Sex After Baby: Will I Ever Be In The Mood Again?
First published in Parents and the City
Olivia Bergeron, LCSW
I see many new moms in my therapy practice here in New York City. From the Verrazano to the Whitestone, what do they all have in common? Pretty much without exception, for new moms sex takes a backseat. Between the almost hourly feedings and the turmoil of adjusting to a new role as parents, who has time for a shower, let alone lovemaking? If you add the baby blues, or even postpartum depression (PPD) into the mix, sex can drop down a notch below scrubbing out the garbage cans on a new mom’s priority list.
Of course, many women who aren’t depressed also experience a nosedive in desire following birth. While I don’t believe that New Yorkers are any different from women around the country in this regard, I suspect that this sudden bottoming out of our sex drive hits women here pretty hard. We are used to being in control, at the top of our game, sexy and sexual and now…fuggedaboudit. Lack of libido combined with the physical and hormonal changes that having a baby brings, can bring even the most active pre-baby sex lives to a screeching halt. Leaking breasts, excess weight and spit-up do not make for a very sexy feeling mama.

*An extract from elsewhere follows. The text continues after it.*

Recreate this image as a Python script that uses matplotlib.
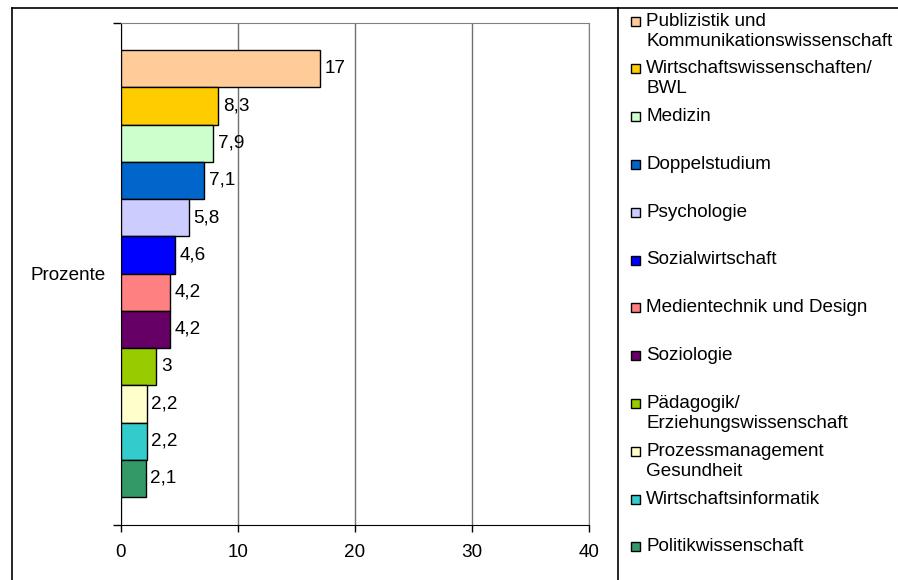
import matplotlib.pyplot as plt
from matplotlib.patches import Rectangle
from matplotlib.lines import Line2D

plt.rcParams['font.family'] = ['Liberation Sans', 'DejaVu Sans']

# Daten
faecher = ['Publizistik und\nKommunikationswissenschaft', 'Wirtschaftswissenschaften/\nBWL',
           'Medizin', 'Doppelstudium', 'Psychologie', 'Sozialwirtschaft',
           'Medientechnik und Design', 'Soziologie', 'Pädagogik/\nErziehungswissenschaft',
           'Prozessmanagement\nGesundheit', 'Wirtschaftsinformatik', 'Politikwissenschaft']
prozente = [17, 8.3, 7.9, 7.1, 5.8, 4.6, 4.2, 4.2, 3, 2.2, 2.2, 2.1]
farben = ['#FFCC99', '#FFCC00', '#CCFFCC', '#0066CC', '#CCCCFF', '#0000FF',
          '#FF8080', '#660066', '#99CC00', '#FFFFCC', '#33CCCC', '#339966']
kategorie = 'Prozente'
xticks = [0, 10, 20, 30, 40]

W, H = 898, 580
FS = 13.6
fig = plt.figure(figsize=(W / 100, H / 100), dpi=100)
ax = fig.add_axes([121 / W, (H - 525) / H, (589 - 121) / W, (525 - 23) / H])

n = len(prozente)
pos = [n - 1 - i for i in range(n)]
ax.barh(pos, prozente, height=1, color=farben, edgecolor='black', linewidth=1, zorder=3)
for p, v in zip(pos, prozente):
    ax.text(v + 0.4, p, f'{v:g}'.replace('.', ','), va='center', ha='left', fontsize=FS, zorder=4)

ax.set_xlim(0, 40)
ax.set_ylim(-1.25, 12.225)
ax.set_xticks(xticks)
ax.tick_params(axis='x', length=5, width=1, labelsize=FS, pad=9, direction='out')
ax.xaxis.grid(True, color='#707070', linewidth=1, zorder=0)

ax.set_yticks([(-1.25 + 12.225) / 2], labels=[kategorie])
ax.tick_params(axis='y', length=0, labelsize=FS, pad=11)
ax.set_yticks([-1.25, 12.225], minor=True)
ax.tick_params(axis='y', which='minor', length=6, width=1, direction='out')

for s in ['top', 'right']:
    ax.spines[s].set_color('#808080')
for s in ['left', 'bottom']:
    ax.spines[s].set_color('black')

# Legende (manuell, erste Zeile am Kästchen ausgerichtet)
y0, dy = 21, 47.8
for i, (name, c) in enumerate(zip(faecher, farben)):
    yc = y0 + i * dy
    fig.add_artist(Rectangle((631 / W, 1 - (yc + 4.5) / H), 9 / W, 9 / H,
                             facecolor=c, edgecolor='black', linewidth=1,
                             transform=fig.transFigure))
    for j, line in enumerate(name.split('\n')):
        fig.text(646 / W, 1 - (yc + j * 20) / H, line, fontsize=FS, va='center', ha='left')

# Rahmen
fig.add_artist(Line2D([12 / W, 12 / W], [0, 1 - 7.5 / H], color='black', linewidth=1.2))
fig.add_artist(Line2D([12 / W, 1], [1 - 7.5 / H, 1 - 7.5 / H], color='black', linewidth=1.2))
fig.add_artist(Line2D([618 / W, 618 / W], [0, 1 - 7.5 / H], color='black', linewidth=1.2))

fig.savefig('out.png', dpi=100)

Incidentally, one of the most common symptoms of depression is decreased sex drive. So if your sex drive has plummeted, take some time to consider whether you might also be facing PPD. One in seven new mothers experience postpartum depression and one in five experience emotional difficulties beyond the baby blues. So if you are in this boat, please know that you are not alone and help is available in the form of support groups, therapy and even medication, if necessary.
Whether or not depression is playing a role in the lack of libido, the physical and life changes involved in having a baby can be incredibly isolating. Partners often report “missing” each other and their former sex lives. Sex can create intimacy and boost mood: great benefits for all involved. For women with a young child, lovemaking—the whole gamut from nonsexual touching to sex—can provide a welcome bridge back to their partners.
So how do you jump start romance when on a desirability scale of one to ten, you feel minus five? Here are seven tips to fan the flames and get your sex life back on track:
1. Have patience with each other. If you’ve been avoiding sex or just haven’t felt like it for a few weeks or even months, give yourself time following the birth of your child to get back to a semblance of normalcy. In the meantime…
2. Keep up the non-sexual touching. We all need to be touched and held. Touch can convey warmth and intimacy even if we don’t feel up to having sex.
3. Let each other know you find one another desirable. Telling your partner that you find them sexy and attractive (despite the spit up stains) can boost self confidence and provide reassurance that you haven’t forgotten each other.
4. Slow down. It may take more time and effort now to get into a frame a mind where you are able to tune out thoughts about baby and tune into your own sexual desires. Take the time to turn each other on.
5. Romance each other. Nothing sets the mood like a thoughtful gesture, a sexy text message or the old standby, wine and roses. We all need to be wooed, especially during this period of transition.
6. Listen. Physical changes after birth may bring about differences in sexual needs and wants. Speak up about your needs and listen to your partner’s.
7. Be “selfish.” Date nights may seem a distant memory, but taking couple time is essential to being good parents. Carve out time here and there to get away, talk and reconnect.
8. Get help. If it seems like nothing is working and you are concerned about rekindling your libido, seek out a qualified therapist to help work through your feelings.
Each couple is different and there is no magic formula that will work for all. However, maintaining honest communication and making time for intimacy can go a long way towards reestablishing a fulfilling love life as new parents.